Output the first line of the listing and each line after it, up to and including the line that contains "-3.2, 6.75, -1.9, -0.5, -0.1, 0.3, 0.1, 0.15, 0.05, 0.0];", exactly as written, minus the pictures.

--- Start ---

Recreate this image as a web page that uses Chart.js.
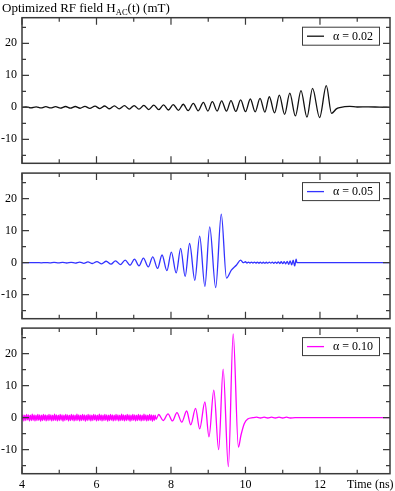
<!DOCTYPE html>
<html>
<head>
<meta charset="utf-8">
<script src="https://cdn.jsdelivr.net/npm/chart.js@4.4.1/dist/chart.umd.min.js"></script>
<style>
  body { margin: 0; width: 395px; height: 491px; background: #fff; position: relative; overflow: hidden; font-family: 'Liberation Serif', serif; }
  .panel { position: absolute; left: 0; }
  #title { position: absolute; left: 2px; top: 0px; font-size: 13px; white-space: nowrap; z-index: 2; }
  #title sub { font-size: 8.5px; vertical-align: -3px; }
  #xlabel { position: absolute; left: 347px; top: 477px; font-size: 12px; white-space: nowrap; z-index: 2; }
</style>
</head>
<body>
<div id="title">Optimized RF field H<sub>AC</sub>(t) (mT)</div>
<canvas id="panel1" class="panel" width="395" height="178" style="top:0px"></canvas>
<canvas id="panel2" class="panel" width="395" height="175" style="top:158px"></canvas>
<canvas id="panel3" class="panel" width="395" height="178" style="top:313px"></canvas>
<div id="xlabel">Time (ns)</div>
<script>
// alpha = 0.02
const times1 = [4.00, 4.11, 4.24, 4.38, 4.51, 4.64, 4.77, 4.90, 5.03, 5.17,
    5.30, 5.43, 5.56, 5.69, 5.82, 5.96, 6.09, 6.22, 6.35, 6.48,
    6.61, 6.75, 6.88, 7.01, 7.14, 7.27, 7.40, 7.54, 7.67, 7.80,
    7.93, 8.06, 8.20, 8.33, 8.46, 8.60, 8.73, 8.87, 8.99, 9.11,
    9.24, 9.36, 9.49, 9.61, 9.74, 9.87, 10.00, 10.13, 10.26, 10.39,
    10.52, 10.64, 10.78, 10.91, 11.05, 11.19, 11.34, 11.49, 11.65, 11.80,
    11.99, 12.17, 12.31, 12.44, 12.53, 12.80, 13.00, 13.30, 13.60, 13.88];
const field1 = [0.0, 0.15, -0.15, 0.15, -0.2, 0.2, -0.2, 0.2, -0.25, 0.25,
    -0.25, 0.25, -0.3, 0.3, -0.35, 0.35, -0.4, 0.4, -0.45, 0.45,
    -0.5, 0.5, -0.55, 0.55, -0.6, 0.6, -0.7, 0.7, -0.75, 0.75,
    -0.85, 0.85, -0.95, 0.95, -1.05, 1.25, -1.1, 1.55, -1.15, 1.75,
    -1.15, 2.0, -1.2, 2.1, -1.3, 2.3, -1.35, 2.6, -1.4, 2.8,
    -1.5, 3.3, -1.75, 3.8, -2.2, 4.4, -2.7, 5.2, -3.1, 5.9,
    -3.2, 6.75, -1.9, -0.5, -0.1, 0.3, 0.1, 0.15, 0.05, 0.0];

// alpha = 0.05
const times2 = [4.00, 4.40, 4.52, 4.63, 4.75, 4.86, 4.98, 5.09, 5.20, 5.32,
    5.43, 5.55, 5.66, 5.77, 5.89, 6.01, 6.14, 6.26, 6.39, 6.51,
    6.64, 6.77, 6.90, 7.02, 7.14, 7.26, 7.39, 7.51, 7.64, 7.76,
    7.89, 8.01, 8.14, 8.26, 8.38, 8.50, 8.64, 8.77, 8.91, 9.04,
    9.20, 9.35, 9.49, 9.62, 9.76, 9.87, 9.94, 10.00,
    10.04, 10.08, 10.12, 10.16, 10.20, 10.24, 10.28, 10.32, 10.36, 10.40,
    10.44, 10.48, 10.52, 10.56, 10.60, 10.64, 10.68, 10.72, 10.76, 10.80,
    10.84, 10.88, 10.92, 10.96, 11.00, 11.04, 11.08, 11.12, 11.16, 11.20,
    11.24, 11.28, 11.32, 11.36, 11.38, 13.88];
const field2 = [0.0, 0.03, -0.03, 0.05, -0.05, 0.08, -0.08, 0.1, -0.1, 0.12,
    -0.12, 0.18, -0.18, 0.25, -0.25, 0.35, -0.35, 0.45, -0.45, 0.6,
    -0.6, 0.8, -0.8, 1.1, -1.0, 1.45, -1.3, 1.85, -1.8, 2.4,
    -2.5, 3.3, -3.2, 4.5, -4.3, 6.0, -5.5, 8.3, -7.4, 11.2,
    -7.8, 15.2, -4.8, -2.3, -0.7, 0.8, 0.0, 0.3,
    -0.1, 0.2, -0.1, 0.2, -0.1, 0.2, -0.1, 0.15, -0.1, 0.15,
    -0.15, 0.15, -0.15, 0.15, -0.15, 0.2, -0.15, 0.2, -0.2, 0.2,
    -0.2, 0.25, -0.25, 0.3, -0.3, 0.35, -0.35, 0.4, -0.5, 0.6,
    -0.7, 0.8, -1.0, 1.1, 0.0, 0.0];

// alpha = 0.10 : noisy start, then the burst
const noiseTimes3 = [4.000, 4.025, 4.050, 4.075, 4.100, 4.125, 4.150, 4.175,
    4.200, 4.225, 4.250, 4.275, 4.300, 4.325, 4.350, 4.375,
    4.400, 4.425, 4.450, 4.475, 4.500, 4.525, 4.550, 4.575,
    4.600, 4.625, 4.650, 4.675, 4.700, 4.725, 4.750, 4.775,
    4.800, 4.825, 4.850, 4.875, 4.900, 4.925, 4.950, 4.975,
    5.000, 5.025, 5.050, 5.075, 5.100, 5.125, 5.150, 5.175,
    5.200, 5.225, 5.250, 5.275, 5.300, 5.325, 5.350, 5.375,
    5.400, 5.425, 5.450, 5.475, 5.500, 5.525, 5.550, 5.575,
    5.600, 5.625, 5.650, 5.675, 5.700, 5.725, 5.750, 5.775,
    5.800, 5.825, 5.850, 5.875, 5.900, 5.925, 5.950, 5.975,
    6.000, 6.025, 6.050, 6.075, 6.100, 6.125, 6.150, 6.175,
    6.200, 6.225, 6.250, 6.275, 6.300, 6.325, 6.350, 6.375,
    6.400, 6.425, 6.450, 6.475, 6.500, 6.525, 6.550, 6.575,
    6.600, 6.625, 6.650, 6.675, 6.700, 6.725, 6.750, 6.775,
    6.800, 6.825, 6.850, 6.875, 6.900, 6.925, 6.950, 6.975,
    7.000, 7.025, 7.050, 7.075, 7.100, 7.125, 7.150, 7.175,
    7.200, 7.225, 7.250, 7.275, 7.300, 7.325, 7.350, 7.375,
    7.400, 7.425, 7.450, 7.475, 7.500, 7.525, 7.550, 7.575];
const noiseField3 = [-0.8, 0.9, -1.0, 0.8, -0.9, 1.0, -0.7, 0.9,
    -1.0, 0.8, -0.9, 1.1, -0.8, 0.9, -1.0, 0.8,
    -0.9, 1.0, -0.8, 0.9, -1.1, 0.8, -0.9, 1.0,
    -0.8, 0.9, -1.0, 0.8, -0.9, 1.0, -0.8, 0.9,
    -1.0, 0.8, -0.9, 1.1, -0.8, 0.9, -1.0, 0.8,
    -0.9, 1.0, -0.8, 0.9, -1.1, 0.8, -0.9, 1.0,
    -0.7, 0.9, -1.0, 0.8, -0.9, 1.0, -0.8, 0.9,
    -1.0, 0.8, -0.9, 1.1, -0.8, 0.9, -1.0, 0.8,
    -0.9, 1.0, -0.8, 0.9, -1.1, 0.8, -0.9, 1.0,
    -0.8, 0.9, -1.0, 0.8, -0.9, 1.0, -0.7, 0.9,
    -1.0, 0.8, -0.9, 1.1, -0.8, 0.9, -1.0, 0.8,
    -0.9, 1.0, -0.8, 0.9, -1.1, 0.8, -0.9, 1.0,
    -0.8, 0.9, -1.0, 0.8, -0.9, 1.0, -0.8, 0.9,
    -1.0, 0.8, -0.9, 1.1, -0.8, 0.9, -1.0, 0.8,
    -0.9, 1.0, -0.8, 0.9, -1.1, 0.8, -0.9, 1.0,
    -0.8, 0.9, -1.0, 0.8, -0.9, 1.0, -0.8, 0.9,
    -1.0, 0.8, -0.9, 1.1, -0.8, 0.9, -1.0, 0.8,
    -0.9, 1.0, -0.8, 0.9, -1.1, 0.8, -0.9, 0.8];
const burstTimes3 = [7.60, 7.67, 7.79, 7.92, 8.04, 8.16, 8.29, 8.42, 8.53, 8.66,
    8.77, 8.91, 9.02, 9.15, 9.28, 9.40, 9.54, 9.67, 9.81, 9.88,
    9.97, 10.06, 10.20, 10.30, 10.40, 10.50, 10.60, 10.70, 10.80, 10.90,
    11.00, 11.10, 11.20, 11.33, 13.88];
const burstField3 = [-0.5, 1.0, -0.9, 1.2, -1.0, 1.6, -1.4, 2.1, -2.2, 2.9,
    -3.5, 4.9, -6.0, 8.6, -10.0, 15.2, -15.3, 26.2, -9.2, -5.4,
    -1.8, -0.4, 0.0, 0.15, -0.1, 0.15, -0.1, 0.15, -0.1, 0.15,
    -0.1, 0.15, -0.1, 0.0, 0.0];

const xTicks = [4, 6, 8, 10, 12];
const FRAME = '#3a3a3a';
const SERIF = "'Liberation Serif', 'Times New Roman', serif";

// frame with inward ticks on all four sides + boxed legend
const framePlugin = {
    id: 'frame',
    afterDraw(chart) {
        const ctx = chart.ctx;
        const a = chart.chartArea;
        const xs = chart.scales.x;
        const ys = chart.scales.y;
        ctx.save();
        ctx.strokeStyle = FRAME;
        ctx.lineWidth = 1.5;
        ctx.strokeRect(a.left, a.top, a.right - a.left, a.bottom - a.top);

        ctx.lineWidth = 1.2;
        ctx.beginPath();
        for (let v = 4; v <= 13; v++) {
            const len = xTicks.includes(v) ? 7 : 4;
            const px = xs.getPixelForValue(v);
            ctx.moveTo(px, a.top); ctx.lineTo(px, a.top + len);
            ctx.moveTo(px, a.bottom); ctx.lineTo(px, a.bottom - len);
        }
        for (let v = -15; v <= 25; v += 5) {
            const len = v % 10 === 0 ? 7 : 4;
            const py = ys.getPixelForValue(v);
            ctx.moveTo(a.left, py); ctx.lineTo(a.left + len, py);
            ctx.moveTo(a.right, py); ctx.lineTo(a.right - len, py);
        }
        ctx.stroke();

        // legend
        const ds = chart.data.datasets[0];
        const bx = a.right - 88, by = a.top + 9, bw = 77, bh = 18;
        ctx.fillStyle = '#fff';
        ctx.fillRect(bx, by, bw, bh);
        ctx.strokeStyle = FRAME;
        ctx.lineWidth = 1;
        ctx.strokeRect(bx + 0.5, by + 0.5, bw, bh);
        ctx.strokeStyle = ds.borderColor;
        ctx.lineWidth = 1.3;
        ctx.beginPath();
        ctx.moveTo(bx + 5, by + bh / 2 + 0.5);
        ctx.lineTo(bx + 22, by + bh / 2 + 0.5);
        ctx.stroke();
        ctx.fillStyle = '#000';
        ctx.font = '12px ' + SERIF;
        ctx.textBaseline = 'middle';
        ctx.fillText(ds.label, bx + 31, by + bh / 2 + 1);
        ctx.restore();
    }
};

function buildPanel(id, times, values, label, color, showX, padTop, padBottom) {
    const points = times.map((t, i) => ({ x: t, y: values[i] }));
    return new Chart(document.getElementById(id), {
        type: 'line',
        data: {
            datasets: [{
                label: label,
                data: points,
                borderColor: color,
                borderWidth: 1.3,
                pointRadius: 0,
                cubicInterpolationMode: 'monotone',
                fill: false
            }]
        },
        options: {
            responsive: false,
            animation: false,
            events: [],
            layout: { padding: { top: padTop, bottom: padBottom, left: 0, right: 5 } },
            plugins: { legend: { display: false }, tooltip: { enabled: false } },
            scales: {
                x: {
                    type: 'linear', min: 4, max: 13.88, display: showX,
                    grid: { display: false, drawTicks: false },
                    border: { display: false },
                    ticks: { stepSize: 2, includeBounds: false, padding: 4, color: '#000',
                        font: { family: SERIF, size: 12 } },
                    afterFit: s => { if (showX) s.height = 17.3; }
                },
                y: {
                    min: -17.5, max: 28,
                    grid: { display: false, drawTicks: false },
                    border: { display: false },
                    ticks: { stepSize: 10, includeBounds: false, padding: 5, color: '#000',
                        font: { family: SERIF, size: 12 } },
                    afterFit: s => { s.width = 22; }
                }
            }
        },
        plugins: [framePlugin]
    });
}

buildPanel('panel1', times1, field1, 'α = 0.02', '#111111', false, 17.7, 14.7);
buildPanel('panel2', times2, field2, 'α = 0.05', '#3333ff', false, 15.1, 14.3);
buildPanel('panel3', noiseTimes3.concat(burstTimes3), noiseField3.concat(burstField3),
    'α = 0.10', '#ff00ff', true, 15.1, 0);
</script>
</body>
</html>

--- End ---

## Complete response
Recreate this image as a web page that uses Chart.js.
<!DOCTYPE html>
<html>
<head>
<meta charset="utf-8">
<script src="https://cdn.jsdelivr.net/npm/chart.js@4.4.1/dist/chart.umd.min.js"></script>
<style>
  body { margin: 0; width: 395px; height: 491px; background: #fff; position: relative; overflow: hidden; font-family: 'Liberation Serif', serif; }
  .panel { position: absolute; left: 0; }
  #title { position: absolute; left: 2px; top: 0px; font-size: 13px; white-space: nowrap; z-index: 2; }
  #title sub { font-size: 8.5px; vertical-align: -3px; }
  #xlabel { position: absolute; left: 347px; top: 477px; font-size: 12px; white-space: nowrap; z-index: 2; }
</style>
</head>
<body>
<div id="title">Optimized RF field H<sub>AC</sub>(t) (mT)</div>
<canvas id="panel1" class="panel" width="395" height="178" style="top:0px"></canvas>
<canvas id="panel2" class="panel" width="395" height="175" style="top:158px"></canvas>
<canvas id="panel3" class="panel" width="395" height="178" style="top:313px"></canvas>
<div id="xlabel">Time (ns)</div>
<script>
// alpha = 0.02
const times1 = [4.00, 4.11, 4.24, 4.38, 4.51, 4.64, 4.77, 4.90, 5.03, 5.17,
    5.30, 5.43, 5.56, 5.69, 5.82, 5.96, 6.09, 6.22, 6.35, 6.48,
    6.61, 6.75, 6.88, 7.01, 7.14, 7.27, 7.40, 7.54, 7.67, 7.80,
    7.93, 8.06, 8.20, 8.33, 8.46, 8.60, 8.73, 8.87, 8.99, 9.11,
    9.24, 9.36, 9.49, 9.61, 9.74, 9.87, 10.00, 10.13, 10.26, 10.39,
    10.52, 10.64, 10.78, 10.91, 11.05, 11.19, 11.34, 11.49, 11.65, 11.80,
    11.99, 12.17, 12.31, 12.44, 12.53, 12.80, 13.00, 13.30, 13.60, 13.88];
const field1 = [0.0, 0.15, -0.15, 0.15, -0.2, 0.2, -0.2, 0.2, -0.25, 0.25,
    -0.25, 0.25, -0.3, 0.3, -0.35, 0.35, -0.4, 0.4, -0.45, 0.45,
    -0.5, 0.5, -0.55, 0.55, -0.6, 0.6, -0.7, 0.7, -0.75, 0.75,
    -0.85, 0.85, -0.95, 0.95, -1.05, 1.25, -1.1, 1.55, -1.15, 1.75,
    -1.15, 2.0, -1.2, 2.1, -1.3, 2.3, -1.35, 2.6, -1.4, 2.8,
    -1.5, 3.3, -1.75, 3.8, -2.2, 4.4, -2.7, 5.2, -3.1, 5.9,
    -3.2, 6.75, -1.9, -0.5, -0.1, 0.3, 0.1, 0.15, 0.05, 0.0];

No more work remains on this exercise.